Smart Populism Is More Dangerous Than We Think

Populism is becoming more and more diverse. Long gone are the days when it was a domain of foul-mouthed plebeian old codgers giving voice to popular opinion. A new variety of this political perennial is trying to win our attention.

In our post-truth era, sated consumers are growing more and more fond of entertainers. We have no more capacity to think, evaluate and scrutinize. Simpleness, a solution in two clauses, attracting attention and moving on quickly – that is what we want. Thus, traditional doctors become replaced by psychosomatic doctors, psychologists by motivation speakers, writers by producers of superficially appealing clichés – and regular populists are replaced by populists 2.0, i.e. by smart populists.

Smart populists do not rival the traditional ones. They focus their attention on a different, more educated group of voters. Voters who will not settle for “it’s all EU’s fault” but who want to know “why it’s all EU’s fault”. Smart populists’ fans are people craving interpretations – but only in the context of the quick, emotional and superficial post-truth era. They are not interested in contradicting facts, in visions that sometimes get fulfilled and sometimes do not, i.e. they are not interested in a complex reality. Stuffing their faces with pre-election goulash (pork barrel) is not enough. Smart populists’ fans also need interpretations that that will on one hand justify their latent xenophobia and/or lack of success in their lives, and that will on the other hand help them not sound really dumb or openly racist, as they do not want to make fools of themselves in front of people they know.

Smart populists respond to this demand with producing theories that are complex enough to be taken seriously by the fans and at the same time simple enough for the fans to understand and accept them as an explanation. Thus they ridicule the way ordinary, complex, erring, “harmful” politicians work. The skilful ones will make use of any suitable banality – for example the Pareto’s Principle.

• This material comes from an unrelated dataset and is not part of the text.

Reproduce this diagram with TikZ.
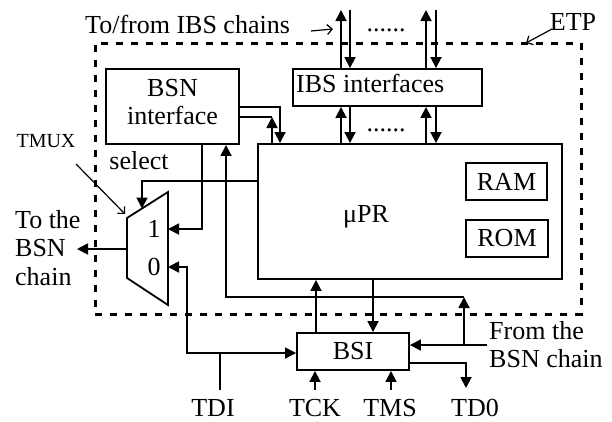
\documentclass[tikz,border=0pt]{standalone}
\usepackage{fontspec}
\setmainfont{Liberation Serif}
\usetikzlibrary{arrows.meta}
\begin{document}
\begin{tikzpicture}[x=1pt,y=-1pt,
  every node/.style={inner sep=0pt, font=\fontsize{26}{28}\selectfont},
  box/.style={draw, line width=1.9pt, rectangle},
  wire/.style={line width=1.8pt},
  arr/.style={wire, -{Triangle[length=11pt,width=11pt]}},
  openarr/.style={line width=1.2pt, -{Straight Barb[length=5pt,width=10pt]}},
  etpbox/.style={draw, line width=3pt, dash pattern=on 7pt off 8pt}]
\useasboundingbox (0,0) rectangle (612,421);

% ETP boundary
\node[etpbox, minimum width=486pt, minimum height=271pt] (etp) at (338,178.5) {};

% blocks
\node[box, minimum width=133pt, minimum height=75pt] (bsn) at (172.5,106.5) {};
\node[align=center] (bsntxt) at (172.5,102.5) {BSN\\interface};
\node[box, minimum width=189pt, minimum height=37pt] (ibs) at (387.5,87.5) {};
\node[anchor=base west] (ibstxt) at (296,92) {IBS interfaces};
\node[box, minimum width=304pt, minimum height=135pt] (upr) at (410,211.5) {};
\node[anchor=base] (uprtxt) at (366,222) {μPR};
\node[box, minimum width=81pt, minimum height=37pt] (ram) at (506.5,181.5) {RAM};
\node[box, minimum width=82pt, minimum height=37pt] (rom) at (507,238.5) {ROM};
\node[box, minimum width=112pt, minimum height=37pt] (bsi) at (353,351.5) {BSI};

% TMUX
\coordinate (m1) at (127,218);
\coordinate (m2) at (168,192);
\coordinate (m3) at (168,305);
\coordinate (m4) at (127,278);
\draw[wire, line join=miter] (m1) -- (m2) -- (m3) -- (m4) -- cycle;
\coordinate (min1) at (168,229);
\coordinate (min0) at (168,267);
\coordinate (mout) at (127,249);
\coordinate (msel) at (142,208.5);
\node (one) at (154,229) {1};
\node (zero) at (154,267) {0};

% labels
\node[anchor=base west] (tofrom) at (85,33) {To/from IBS chains};
\node[anchor=base] (etptxt) at (573,30) {ETP};
\node[anchor=base, font=\fontsize{20}{22}\selectfont] (tmux) at (46,147) {TMUX};
\node[anchor=base] (select) at (139,169) {select};
\node[align=left, anchor=west, font=\fontsize{26}{28.5}\selectfont] (tobsn) at (15,248) {To the\\BSN\\chain};
\node[align=left, anchor=west] (frombsn) at (489,345) {From the\\BSN chain};
\node[anchor=base] (tdi) at (213,416) {TDI};
\node[anchor=base] (tck) at (315,416) {TCK};
\node[anchor=base] (tms) at (390,416) {TMS};
\node[anchor=base] (tdo) at (475,416) {TD0};
\node[anchor=base] (dots1) at (386,31) {......};
\node[anchor=base] (dots2) at (386,131) {......};

% label pointers
\coordinate (tmuxs) at (76,164);
\coordinate (tmuxe) at (125,214);
\draw[openarr] (tmuxs) -- (tmuxe);
\coordinate (tfs) at (311,31);
\coordinate (tfe) at (333,29);
\draw[openarr] (tfs) -- (tfe);
\coordinate (etps) at (552,29);
\coordinate (etpe) at (526,43);
\draw[openarr] (etps) -- (etpe);

% IBS chain connections
\coordinate (t1) at (341,10);
\coordinate (t2) at (350,10);
\coordinate (t3) at (426,10);
\coordinate (t4) at (436,10);
\draw[arr] (ibs.north -| t1) -- (t1);
\draw[arr] (t2) -- (ibs.north -| t2);
\draw[arr] (ibs.north -| t3) -- (t3);
\draw[arr] (t4) -- (ibs.north -| t4);
\draw[arr] (upr.north -| t1) -- (ibs.south -| t1);
\draw[arr] (ibs.south -| t2) -- (upr.north -| t2);
\draw[arr] (upr.north -| t3) -- (ibs.south -| t3);
\draw[arr] (ibs.south -| t4) -- (upr.north -| t4);

% BSN interface <-> uPR
\coordinate (b1) at (280,107);
\coordinate (b2) at (272,117);
\draw[arr] (bsn.east |- b1) -| (upr.north -| b1);
\draw[arr] (upr.north -| b2) -- (b2);
\draw[wire] (b2) -- (bsn.east |- b2);

% BSN interface -> mux input 1
\coordinate (b3) at (202,229);
\draw[arr] (bsn.south -| b3) |- (min1);

% select
\coordinate (s1) at (142,181);
\draw[arr] (upr.west |- s1) -| (msel);

% mux output
\coordinate (outend) at (77,249);
\draw[arr] (mout) -- (outend);

% From the BSN chain
\coordinate (f0) at (487,345);
\coordinate (f1) at (464,345);
\coordinate (f2) at (464,297);
\coordinate (f3) at (226,297);
\draw[arr] (f0) -- (bsi.east |- f0);
\draw[arr] (f1) -- (f2);
\draw[arr] (f2) -| (bsn.south -| f3);

% uPR <-> BSI
\coordinate (u1) at (373,300);
\coordinate (u2) at (316,300);
\draw[arr] (upr.south -| u1) -- (bsi.north -| u1);
\draw[arr] (bsi.north -| u2) -- (upr.south -| u2);

% TDI
\coordinate (d0) at (220,390);
\coordinate (d1) at (220,353);
\coordinate (d2) at (187,267);
\draw[wire] (d0) -- (d1);
\draw[arr] (d1) -- (bsi.west |- d1);
\draw[arr] (d1) -| (d2) -- (min0);

% TCK, TMS
\coordinate (k0) at (315,390);
\coordinate (k1) at (391,390);
\draw[arr] (k0) -- (bsi.south -| k0);
\draw[arr] (k1) -- (bsi.south -| k1);

% TD0
\coordinate (o1) at (466,363);
\coordinate (o2) at (466,388);
\draw[arr] (bsi.east |- o1) -| (o2);
\end{tikzpicture}
\end{document}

In the Czech Republic, smart-populism career seems to appeal mainly to aging non-political experts, who have become famous through popularizing their field in the media and have the right psychological breeding ground inside them. We would not believe a successful greengrocer. But a political scientist? An economist? A geologist? A doctor?

The psychological breeding ground consists of a mixture of personal frustration, professional failures, lack of fame and fading energy, symptoms of late midlife, typical age of the new smart populists. They project the symptoms to the world they live in. When interviewed in the media, they cast collages of associations of changeable intellectual value and pass them off as polymathic knowledge. And so we learn that Barbarians are at the gate of Rome, what it has to do with human brain, how Bata would sort it all out, what Aquinas would say and why Muslims are sexual deviants. As a result, you get not the usual racism but a parlour, justified racism.

The world is not troubled more than it was 30, 50 or 100 ago. It is just the people spreading the new apocalypse growing old, experiencing failures in life and unable to find sense of their living, blaming it all on this world. In this, they are just like their fans who are not primarily interested in jihadists’ mentality but why their own lives are not as easy as they would wish and who is to blame.

Smart populism appeals to formally educated voters, who crave to understand the world and are psychologically hungry to find out why their uncultivated souls make them feel uncomfortable and insecure. For this reason, smart-populism is not for Sladek fans who settled for shouting at demonstrations but for the middle-class people. Not only nobody in current politics appeals to this group, but the most important decision makers come from this group. Thus smart populism is not dangerous in what it say but in who it appeals to.